La confiance de Salt Bae est socialement acceptable pour deux raisons: 1) il est tout seul avec son steak dans la vidéo. C’est comme si on le surprenait à avoir du fun tout seul et 2) c’est clairement un personnage. Il est habillé et coiffé de la même façon dans la majorité de ses vidéos et paraîtrait même que c’est le cas lorsqu’on se rend à son restaurant.

Comment Nusret Gökçe est-il devenu Salt Bae? Qui est ce mystérieux boucher d’Europe orientale?
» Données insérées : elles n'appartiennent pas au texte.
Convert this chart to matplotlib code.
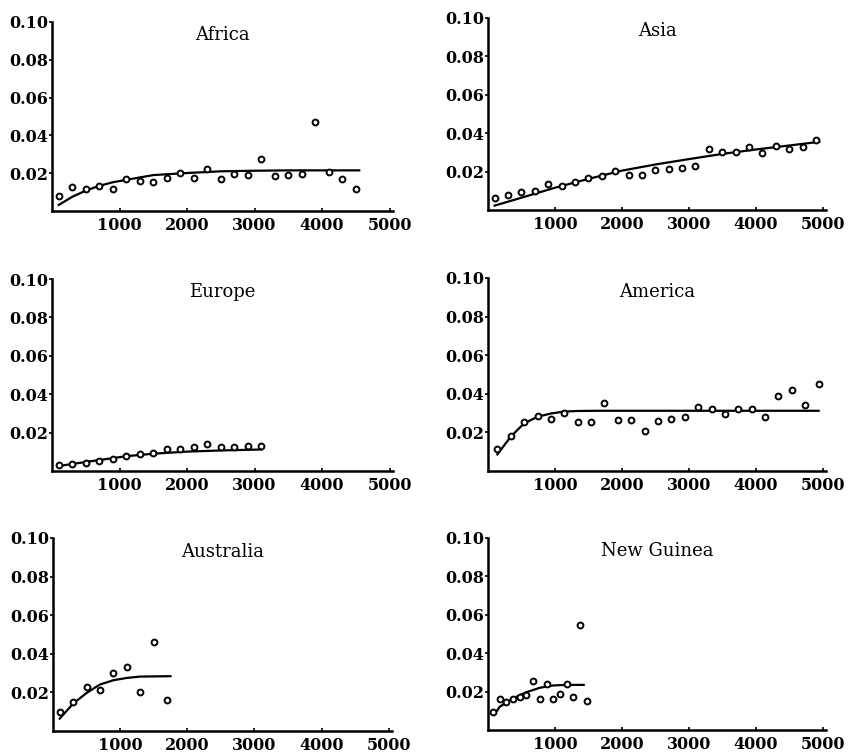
import numpy as np
import matplotlib
matplotlib.use("Agg")
import matplotlib.pyplot as plt

# --- DATA ---
africa_x = [100, 300, 500, 700, 900, 1100, 1300, 1500, 1700, 1900, 2100, 2300,
            2500, 2700, 2900, 3100, 3300, 3500, 3700, 3900, 4100, 4300, 4500]
africa_y = [0.0082, 0.0126, 0.0116, 0.0133, 0.0114, 0.0170, 0.0160, 0.0151,
            0.0177, 0.0200, 0.0177, 0.0223, 0.0170, 0.0195, 0.0188, 0.0277,
            0.0184, 0.0188, 0.0195, 0.0470, 0.0204, 0.0168, 0.0119]
africa_fit_x = [100, 300, 500, 700, 900, 1100, 1500, 2000, 2500, 3000, 3500, 4550]
africa_fit_y = [0.0032, 0.0075, 0.0108, 0.0133, 0.0152, 0.0165, 0.0190, 0.0201,
                0.0210, 0.0213, 0.0215, 0.0215]

asia_x = [100, 300, 500, 700, 900, 1100, 1300, 1500, 1700, 1900, 2100, 2300, 2500,
          2700, 2900, 3100, 3300, 3500, 3700, 3900, 4100, 4300, 4500, 4700, 4900]
asia_y = [0.0060, 0.0078, 0.0094, 0.0099, 0.0133, 0.0126, 0.0145, 0.0166, 0.0177,
          0.0203, 0.0182, 0.0182, 0.0208, 0.0211, 0.0220, 0.0230, 0.0320, 0.0303,
          0.0301, 0.0327, 0.0298, 0.0332, 0.0320, 0.0329, 0.0364]
asia_fit_x = [100, 500, 1000, 1500, 2000, 2500, 3000, 3500, 4000, 4500, 4950]
asia_fit_y = [0.0023, 0.0064, 0.0116, 0.0162, 0.0205, 0.0237, 0.0265, 0.0292,
              0.0315, 0.0336, 0.0355]

europe_x = [100, 300, 500, 700, 900, 1100, 1300, 1500, 1700, 1900, 2100, 2300,
            2500, 2700, 2900, 3100]
europe_y = [0.0031, 0.0038, 0.0043, 0.0053, 0.0064, 0.0079, 0.0086, 0.0093,
            0.0112, 0.0112, 0.0124, 0.0139, 0.0124, 0.0127, 0.0130, 0.0129]
europe_fit_x = [100, 500, 1100, 1500, 2000, 2500, 3100]
europe_fit_y = [0.0026, 0.0047, 0.0077, 0.0090, 0.0101, 0.0107, 0.0112]

america_x = [140, 340, 540, 740, 940, 1140, 1340, 1540, 1740, 1940, 2140, 2340,
             2540, 2740, 2940, 3140, 3340, 3540, 3740, 3940, 4140, 4340, 4540,
             4740, 4940]
america_y = [0.0112, 0.0183, 0.0255, 0.0283, 0.0269, 0.0303, 0.0255, 0.0253,
             0.0353, 0.0264, 0.0266, 0.0209, 0.0260, 0.0267, 0.0281, 0.0333,
             0.0322, 0.0295, 0.0321, 0.0322, 0.0278, 0.0388, 0.0421, 0.0340,
             0.0450]
america_fit_x = [140, 340, 540, 740, 940, 1140, 1340, 1640, 4940]
america_fit_y = [0.0086, 0.0178, 0.0247, 0.0281, 0.0298, 0.0308, 0.0311, 0.0312,
                 0.0312]

australia_x = [100, 300, 500, 700, 900, 1100, 1300, 1500, 1700]
australia_y = [0.0099, 0.0149, 0.0229, 0.0211, 0.0300, 0.0332, 0.0203, 0.0459,
               0.0163]
australia_fit_x = [100, 300, 500, 700, 900, 1100, 1300, 1750]
australia_fit_y = [0.0064, 0.0142, 0.0197, 0.0241, 0.0263, 0.0275, 0.0282, 0.0284]

guinea_x = [75, 175, 275, 375, 475, 575, 675, 775, 875, 975, 1075, 1175, 1275,
            1375, 1475]
guinea_y = [0.0095, 0.0159, 0.0144, 0.0161, 0.0170, 0.0182, 0.0255, 0.0163,
            0.0241, 0.0163, 0.0185, 0.0242, 0.0171, 0.0545, 0.0151]
guinea_fit_x = [100, 175, 375, 575, 775, 975, 1175, 1430]
guinea_fit_y = [0.0083, 0.0121, 0.0165, 0.0197, 0.0220, 0.0232, 0.0235, 0.0235]

panels = [
    ("Africa", africa_x, africa_y, africa_fit_x, africa_fit_y),
    ("Asia", asia_x, asia_y, asia_fit_x, asia_fit_y),
    ("Europe", europe_x, europe_y, europe_fit_x, europe_fit_y),
    ("America", america_x, america_y, america_fit_x, america_fit_y),
    ("Australia", australia_x, australia_y, australia_fit_x, australia_fit_y),
    ("New Guinea", guinea_x, guinea_y, guinea_fit_x, guinea_fit_y),
]

xticks = [1000, 2000, 3000, 4000, 5000]
yticks = [0.02, 0.04, 0.06, 0.08, 0.10]

# --- LAYOUT (pixel boxes: left, top, right, bottom) ---
W, H = 851, 753
boxes = [
    (52, 22, 393, 211),
    (488, 18, 826, 210),
    (52, 279, 393, 471),
    (488, 278, 826, 471),
    (53, 538, 392, 731),
    (488, 538, 826, 730),
]

plt.rcParams['font.family'] = ['DejaVu Serif']

fig = plt.figure(figsize=(W / 100, H / 100), dpi=100)

for (name, px, py, fx, fy), (l, t, r, b) in zip(panels, boxes):
    ax = fig.add_axes([l / W, 1 - b / H, (r - l) / W, (b - t) / H])
    ax.plot(fx, fy, color='black', lw=1.6, zorder=2)
    ax.plot(px, py, 'o', ms=4.2, mfc='white', mec='black', mew=1.4, zorder=3)
    ax.set_xlim(0, 5050)
    ax.set_ylim(0, 0.10)
    for s in ('top', 'right'):
        ax.spines[s].set_visible(False)
    for s in ('left', 'bottom'):
        ax.spines[s].set_linewidth(1.8)
    ax.set_xticks(xticks)
    ax.set_xticklabels([str(v) for v in xticks], fontweight='bold', fontsize=11.5)
    ax.set_yticks(yticks)
    ax.set_yticklabels(['%.2f' % v for v in yticks], fontweight='bold', fontsize=11.5)
    ax.tick_params(axis='x', direction='in', length=2, width=1.2, pad=4)
    ax.tick_params(axis='y', direction='out', length=2, width=1.2, pad=1)
    ax.text(0.5, 0.93, name, transform=ax.transAxes, ha='center', va='center',
            fontsize=13)

fig.savefig("out.png", dpi=100, facecolor='white')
C’est une drôle d’histoire.

Un petit gars d’Erzurum

Nusret Gökçe est né dans une communauté minière de l’Est de la Turquie. J’y suis moi-même passé en voyage il y a quelques années. Erzurum est une ville monochrome avec d’immenses immeubles en béton abritant des familles nombreuses. Si cette culture terne n’a pas du tout influencé notre homme, c’est qu’il a dû faire ses valises pour Istanbul en 6e année. N’ayant pas les moyens de le garder à l’école, sa famille lui a trouvé une place d’apprenti boucher dans la grande ville.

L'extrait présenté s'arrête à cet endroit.